____ Data section

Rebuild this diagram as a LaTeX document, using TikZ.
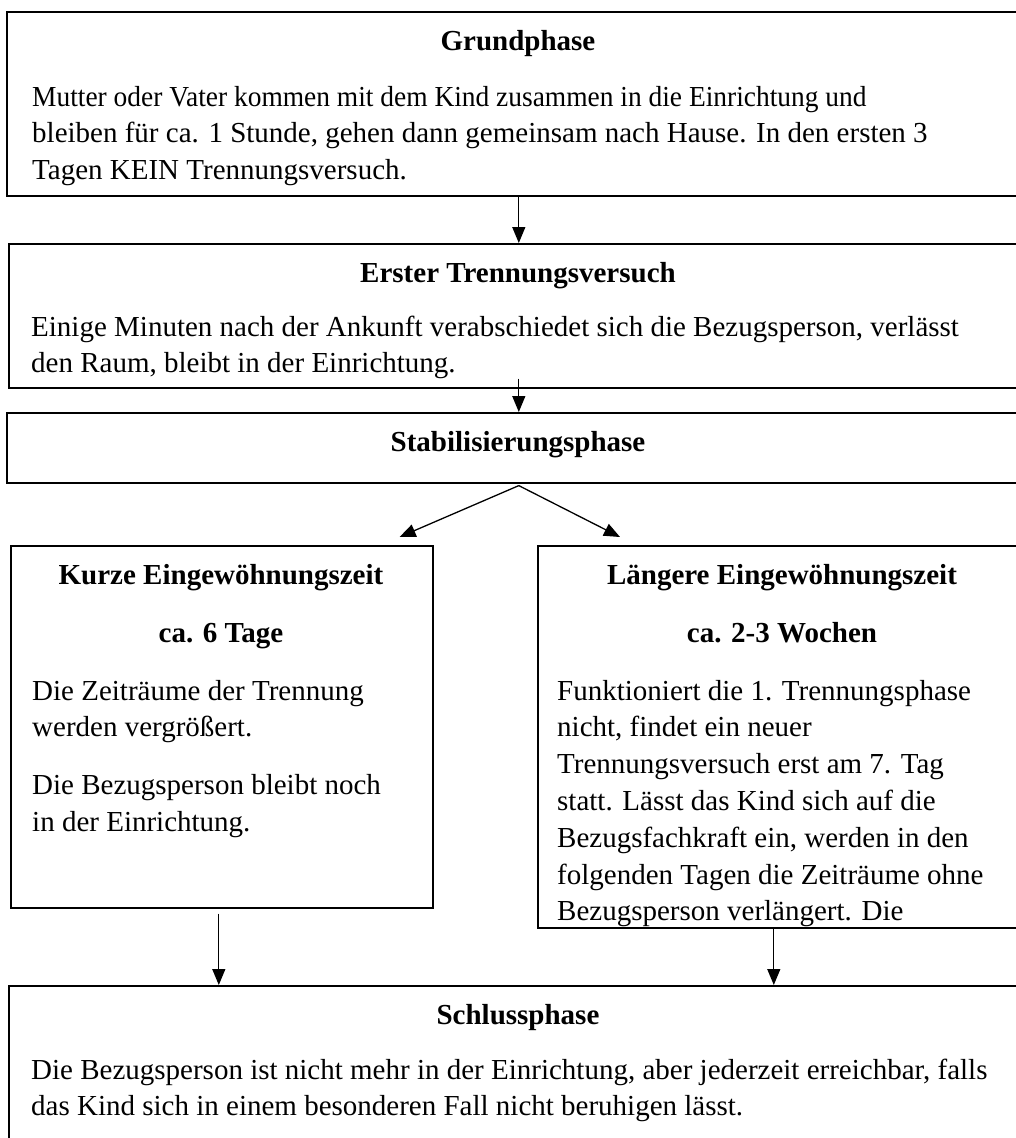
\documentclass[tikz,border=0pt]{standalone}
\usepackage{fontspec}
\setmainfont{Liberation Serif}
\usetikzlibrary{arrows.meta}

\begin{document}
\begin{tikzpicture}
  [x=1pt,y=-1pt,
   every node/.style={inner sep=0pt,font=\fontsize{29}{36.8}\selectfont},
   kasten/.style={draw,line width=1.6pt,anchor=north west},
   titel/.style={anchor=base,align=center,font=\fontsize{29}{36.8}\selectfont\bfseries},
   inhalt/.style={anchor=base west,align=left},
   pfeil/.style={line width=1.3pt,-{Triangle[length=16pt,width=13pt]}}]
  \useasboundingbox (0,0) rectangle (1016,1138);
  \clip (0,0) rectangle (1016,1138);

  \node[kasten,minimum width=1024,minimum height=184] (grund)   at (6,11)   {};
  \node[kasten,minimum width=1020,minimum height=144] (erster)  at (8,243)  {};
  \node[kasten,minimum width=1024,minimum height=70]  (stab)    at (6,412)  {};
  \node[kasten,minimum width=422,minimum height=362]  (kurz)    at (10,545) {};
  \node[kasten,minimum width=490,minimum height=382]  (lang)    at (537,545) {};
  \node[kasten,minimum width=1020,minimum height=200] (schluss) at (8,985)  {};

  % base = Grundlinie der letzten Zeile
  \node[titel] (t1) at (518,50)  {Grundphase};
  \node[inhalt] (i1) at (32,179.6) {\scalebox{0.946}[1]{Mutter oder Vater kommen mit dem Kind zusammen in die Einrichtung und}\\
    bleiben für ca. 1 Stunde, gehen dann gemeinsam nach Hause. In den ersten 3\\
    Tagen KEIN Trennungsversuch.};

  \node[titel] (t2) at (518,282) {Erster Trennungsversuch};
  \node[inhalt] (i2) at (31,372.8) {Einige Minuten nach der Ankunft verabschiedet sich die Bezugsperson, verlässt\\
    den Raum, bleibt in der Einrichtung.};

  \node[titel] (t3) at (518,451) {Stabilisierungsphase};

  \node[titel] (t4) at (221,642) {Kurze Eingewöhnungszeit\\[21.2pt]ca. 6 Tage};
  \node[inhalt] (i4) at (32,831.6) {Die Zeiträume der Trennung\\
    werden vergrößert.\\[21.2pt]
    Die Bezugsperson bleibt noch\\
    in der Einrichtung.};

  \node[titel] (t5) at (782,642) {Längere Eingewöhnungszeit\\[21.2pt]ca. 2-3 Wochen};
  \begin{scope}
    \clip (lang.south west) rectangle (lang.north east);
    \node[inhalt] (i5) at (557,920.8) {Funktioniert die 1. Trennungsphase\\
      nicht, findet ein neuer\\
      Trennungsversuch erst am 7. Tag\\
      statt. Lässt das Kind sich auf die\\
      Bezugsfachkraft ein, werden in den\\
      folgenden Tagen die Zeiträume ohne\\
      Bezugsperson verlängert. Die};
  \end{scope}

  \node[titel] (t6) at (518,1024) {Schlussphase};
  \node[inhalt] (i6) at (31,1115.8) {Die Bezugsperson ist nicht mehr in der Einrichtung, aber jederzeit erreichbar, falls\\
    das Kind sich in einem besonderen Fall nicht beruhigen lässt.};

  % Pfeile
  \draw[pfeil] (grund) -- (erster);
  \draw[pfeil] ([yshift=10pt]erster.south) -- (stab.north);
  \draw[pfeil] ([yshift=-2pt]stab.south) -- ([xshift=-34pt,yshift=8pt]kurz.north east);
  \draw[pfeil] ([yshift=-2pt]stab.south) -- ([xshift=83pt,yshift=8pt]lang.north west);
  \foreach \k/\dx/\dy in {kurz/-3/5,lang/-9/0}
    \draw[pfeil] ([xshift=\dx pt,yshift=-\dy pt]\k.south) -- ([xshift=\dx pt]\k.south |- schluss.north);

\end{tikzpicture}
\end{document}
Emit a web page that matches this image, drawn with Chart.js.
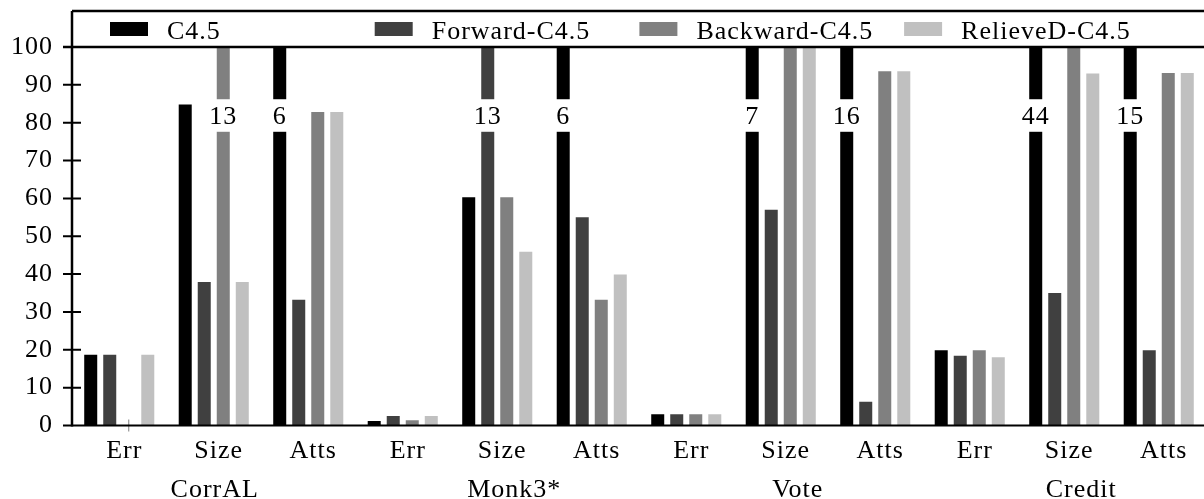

________

**The task**
Only the lines from the start of the records through the line containing "width=1020,minimum height=200] (schluss)" should be repeated, word for word, with the pictures left out.

**Expected answer**
Rebuild this diagram as a LaTeX document, using TikZ.
\documentclass[tikz,border=0pt]{standalone}
\usepackage{fontspec}
\setmainfont{Liberation Serif}
\usetikzlibrary{arrows.meta}

\begin{document}
\begin{tikzpicture}
  [x=1pt,y=-1pt,
   every node/.style={inner sep=0pt,font=\fontsize{29}{36.8}\selectfont},
   kasten/.style={draw,line width=1.6pt,anchor=north west},
   titel/.style={anchor=base,align=center,font=\fontsize{29}{36.8}\selectfont\bfseries},
   inhalt/.style={anchor=base west,align=left},
   pfeil/.style={line width=1.3pt,-{Triangle[length=16pt,width=13pt]}}]
  \useasboundingbox (0,0) rectangle (1016,1138);
  \clip (0,0) rectangle (1016,1138);

  \node[kasten,minimum width=1024,minimum height=184] (grund)   at (6,11)   {};
  \node[kasten,minimum width=1020,minimum height=144] (erster)  at (8,243)  {};
  \node[kasten,minimum width=1024,minimum height=70]  (stab)    at (6,412)  {};
  \node[kasten,minimum width=422,minimum height=362]  (kurz)    at (10,545) {};
  \node[kasten,minimum width=490,minimum height=382]  (lang)    at (537,545) {};
  \node[kasten,minimum width=1020,minimum height=200] (schluss) at (8,985)  {};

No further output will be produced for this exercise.